Although Ft. Ross may be the highlight of a highway cruise along California 1, the seaside scenery and a quiet interlude at one of the area's distinctive lodgings are other attractions.

There's Timberhill Ranch, a few miles inland from the fort, and the vintage Gualala Hotel, St. Orres, Old Milano Hotel or Whale Watch Inn up the coast.

Drive to Ft. Ross from Los Angeles by cruising north on U.S. 101 beyond San Francisco and Petaluma to California 116. That highway winds its way to the Russian River and the ocean, where you'll join California 1 and climb to dizzying heights above the Pacific Ocean.

Stockade on a Bluff

After the road descends again, you'll see the Ft. Ross stockade on a coastal bluff. Pay the $3 parking fee at the park entrance and walk to the new visitor center, where exhibits recall the Russians' 20-year residence. Displays also feature sea otters, Pomo Indians and ranchers who settled here after the Russians.

A paved walk leads into the fort. Most structures are minimally furnished, but the lower level of the commandant's house portrays a storeroom with supplies and an armory with racks of muskets and gunpowder barrels. Cannons are mounted in the two blockhouses.

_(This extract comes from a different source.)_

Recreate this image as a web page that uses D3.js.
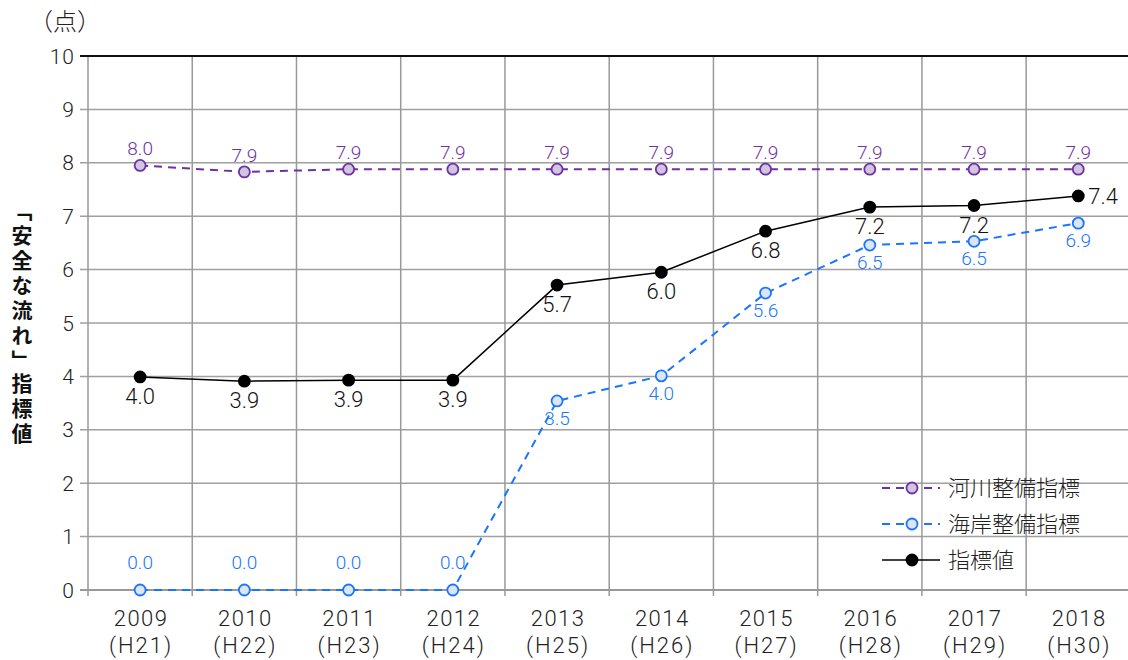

The most striking building is the 1820s-era chapel that was reconstructed after damage by an earthquake and a fire. At the entrance you can ring a replica of a church bell that was cast in St. Petersburg and melted in one of the fires.

Traditional Russian Orthodox services will be held at the chapel July 4. Costumed volunteers also bring the fort back to life July 29 during the park's annual Living History Day. For more information, call (707) 847-3286 during the visitor center's open hours, 10 a.m. to 4:30 p.m., daily.

Visitors can picnic at tables by a grove of Monterey cypress, but the nearest supplies are 10 miles south at Jenner. Campers will find 20 small sites at Ft. Ross Reef Campground ($10; first-come, first-served), plus 110 sites a few miles north at Salt Point State Park. Make reservations through Mistix at toll-free (800) 444-7275.

Summer fogs often blanket the coast, but you can climb the foothills to sunshine and seclusion at a country inn, Timberhill Ranch. Drive Ft. Ross Road to Seaview Road, turn left to reach Hauser Ranch Road, then go right to the woodsy retreat.

The noisiest things are the squawking ducks and geese.

Nearby Lodgings

Guests are served at the 10 cedar cottages that feature wood-burning fireplaces and decks for lounging. Three meals, featuring a six-course dinner, are included in the nightly rates. You'll pay $143 per person at Timberhill on weekends, $10 less on weekdays. For reservations, call (707) 847-3258.

Other lodgings are 28 miles north of Ft. Ross, between Gualala and Anchor Bay. California 1 leads to the doorstep of the turn-of-the-century Gualala Hotel, a rustic B&B with 19 rooms and bargain rates of $39 (bath down the hall) and $50 (with private bath). Phone (707) 884-3441 for reservations.

Meals are served at the Gualala Hotel. The public also is welcome for dinner at the Old Milano Hotel, an inn dating to 1905, with Victorian decor and English gardens. Room rates with breakfast are $75 to $105, a separate cottage or train caboose $130 and the master suite $160. Call (707) 884-3256 for reservations.

Onion domes and weathered wood give a Russian look to St. Orres, a 16-year-old inn that's known for fine dining. Its eight hotel rooms (shared bath) are $50/$65 a night, while 10 cottages on the forested property have rates $75 to $180. Phone (707) 884-3303 for reservations.

Spectacular in decor as well as location is the Whale Watch Inn by the Sea, a cluster of contemporary buildings with vistas of the Pacific and a choice of 18 romantic rooms and suites. Some feature a fireplace and whirlpool bath. Room rates from $135 to $210. Phone (707) 884-3667 for reservations.

Round trip from Los Angeles to Ft. Ross is 955 miles.